I would like to extend my huge thanks to Graham and his wife for taking the time to do a blog on his impressions of Physiotherapy around his prostate surgery and they are keen that other men will benefit from their experiences as they invested a lot of time in finding out as much as possible about the treatment options for his Prostate cancer and at many times this was a frustrating task. Gerard
The shock of prostate cancer diagnosis stimulates a significant number of men to further understand the disease, their treatment options and any side effects resulting from that treatment. It was into this group that I personally joined.
My particular treatment involved surgery having a robotic assisted radical prostatectomy, however, during the course of my research which combined the internet (British sites only) a support group and my hospital staff it became very apparent, very quickly, that a number of treatments necessitated the patient to undertake pelvic floor exercises and that its value should not be underestimated especially after surgical procedure.
During their lifetime men have no need to use their pelvic floor muscles so what are they? Where are they, how do you use them? In the context of never needing to use them the NHS and Prostate Cancer UK publications combined with verbal instructions were not enough to enable me to confidently work them.
By fortunate accident I attended a presentation at The Solihull Prostate UK Support group by a Birmingham Men’s Health Physiotherapist , Gerard Greene who specialises in this area of the body and this disease, for me the light was switched on.
To speak to someone who really understands how to start to use these muscles, what you should feel when you do use them, what other muscles you should not be using and to see them operating via an ultrasound machine was and is very worthwhile.
To obtain the full benefit one should attend physiotherapy sessions before and after treatment. The before treatment sessions consisted of information on how I might feel and potential side effects, an exercise plan, various book titles including The Men’s Action Plan by Craig Allingham , Conquering incontinence by Peter Dornan and Facing The Tiger by Suzanne Chambers which may be of benefit . I also had a second appointment close to treatment date to assess progress.
By definition after treatment all your decisions have been made, this results in some of the issues now being changed.
One’s emotions tend to be raw. The old life has gone replaced with the reality of now both mentally and emotionally.
From a negative prospective the exercise regime must be undertaken regardless of your emotional or physical state which I found difficult. This is due to the fact it is the only way these physical and emotional states can be improved, therefore any failure to comply is a waste of time and money.

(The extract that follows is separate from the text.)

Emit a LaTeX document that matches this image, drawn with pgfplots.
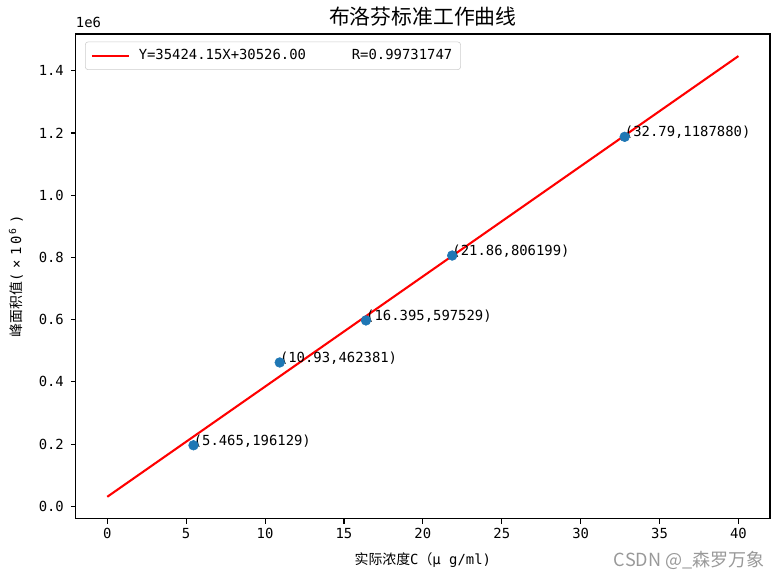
\documentclass[border=0pt]{standalone}
\usepackage{fontspec}
\setmainfont{DejaVu Sans Mono}
\newfontfamily\cjk{Noto Sans CJK SC}
\usepackage{pgfplots}
\pgfplotsset{compat=1.18}
\definecolor{mplblue}{HTML}{1F77B4}
\begin{document}
\begin{tikzpicture}
\useasboundingbox (-54.5pt,-43.2pt) rectangle (507pt,373.5pt);
\begin{axis}[
  at={(0,0)}, anchor=south west, scale only axis,
  width=499.8pt, height=349pt,
  xmin=-2, xmax=42, ymin=-40322, ymax=1518340,
  xtick={0,5,...,40},
  ytick={0,200000,400000,600000,800000,1000000,1200000,1400000},
  yticklabels={0.0,0.2,0.4,0.6,0.8,1.0,1.2,1.4},
  scaled y ticks=false,
  xtick pos=bottom, ytick pos=left,
  tick align=outside, major tick length=3.5pt,
  tick style={black, line width=0.8pt},
  axis line style={line width=0.8pt},
  /pgf/number format/assume math mode=true,
  tick label style={font=\fontsize{10}{12}\selectfont},
  yticklabel style={xshift=-1.5pt},
  xlabel={{\cjk 实际浓度}C{\cjk （}μ g/ml)},
  xlabel style={font=\fontsize{10}{12}\selectfont, at={(axis description cs:0.5,0)}, anchor=base, yshift=-33pt},
  ylabel={{\cjk 峰面积值}(\hspace{3.5pt}×\hspace{3.5pt}1\hspace{2pt}0\hspace{1pt}\textsuperscript{6}\hspace{3pt})},
  ylabel style={font=\fontsize{10}{12}\selectfont, at={(axis description cs:0,0.5)}, anchor=center, yshift=43pt},
  legend style={at={(axis description cs:0,1)}, anchor=north west, xshift=6.7pt, yshift=-5.5pt,
    draw=black!20, rounded corners=2pt, font=\fontsize{10}{12}\selectfont, inner xsep=4pt, inner ysep=3.5pt},
  legend cell align=left,
  legend image code/.code={\draw[#1] (0pt,0pt) -- (27pt,0pt);},
  clip=false,
]
\addplot[only marks, mark=*, mark size=3.5pt, mark options={fill=mplblue, draw=mplblue}, forget plot] coordinates {
  (5.465,196129) (10.93,462381) (16.395,597529) (21.86,806199) (32.79,1187880)
};
\addplot[red, line width=1.5pt] coordinates {(0,30526) (40,1447492)};
\addlegendentry{\hspace{4pt}Y=35424.15X+30526.00\hspace{33pt}R=0.99731747}
\node[anchor=base west, inner sep=0pt, font=\fontsize{10}{12}\selectfont] at (axis cs:5.465,196129) {(5.465,196129)};
\node[anchor=base west, inner sep=0pt, font=\fontsize{10}{12}\selectfont] at (axis cs:10.93,462381) {(10.93,462381)};
\node[anchor=base west, inner sep=0pt, font=\fontsize{10}{12}\selectfont] at (axis cs:16.395,597529) {(16.395,597529)};
\node[anchor=base west, inner sep=0pt, font=\fontsize{10}{12}\selectfont] at (axis cs:21.86,806199) {(21.86,806199)};
\node[anchor=base west, inner sep=0pt, font=\fontsize{10}{12}\selectfont] at (axis cs:32.79,1187880) {(32.79,1187880)};
\node[anchor=base west, inner sep=0pt, font=\fontsize{10}{12}\selectfont] at (rel axis cs:0,1) [yshift=5pt] {1e6};
\node[anchor=base, inner sep=0pt, font=\cjk\fontsize{15}{17}\selectfont] at (rel axis cs:0.5,1) [yshift=7pt] {布洛芬标准工作曲线};
\node[anchor=base east, inner sep=0pt, font=\cjk\fontsize{13}{15}\selectfont, text=black!40] at (rel axis cs:1,0) [xshift=-3.6pt, yshift=-34.5pt] {CSDN @\_森罗万象};
\end{axis}
\end{tikzpicture}
\end{document}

The benefit of specialist physiotherapy has also changed because the patient has the opportunity to explain their various emotions and physical problems to someone who understands exactly what is happening and to gain potential reassurance that it is normal or otherwise under the circumstances you have been through in addition you have the opportunity to reassess your ability to perform the exercises correctly. The exercises consisted of doing both slow and fast pelvic floor contractions initially in lying but then quickly moved on to doing them in standing. Then progressed to adding activities like squatting and lunging and gradually moving on to adding in abdominal exercises like in both of the prostate books. Being able to see the muscles working or not in some cases with the ultrasound machine was very useful and most men I think will find this beneficial.
In closing a final positive aspect of using a specialist Men’s Health physiotherapist is that your exercise programme can be altered to suit your current physical attainments relative to your mental state.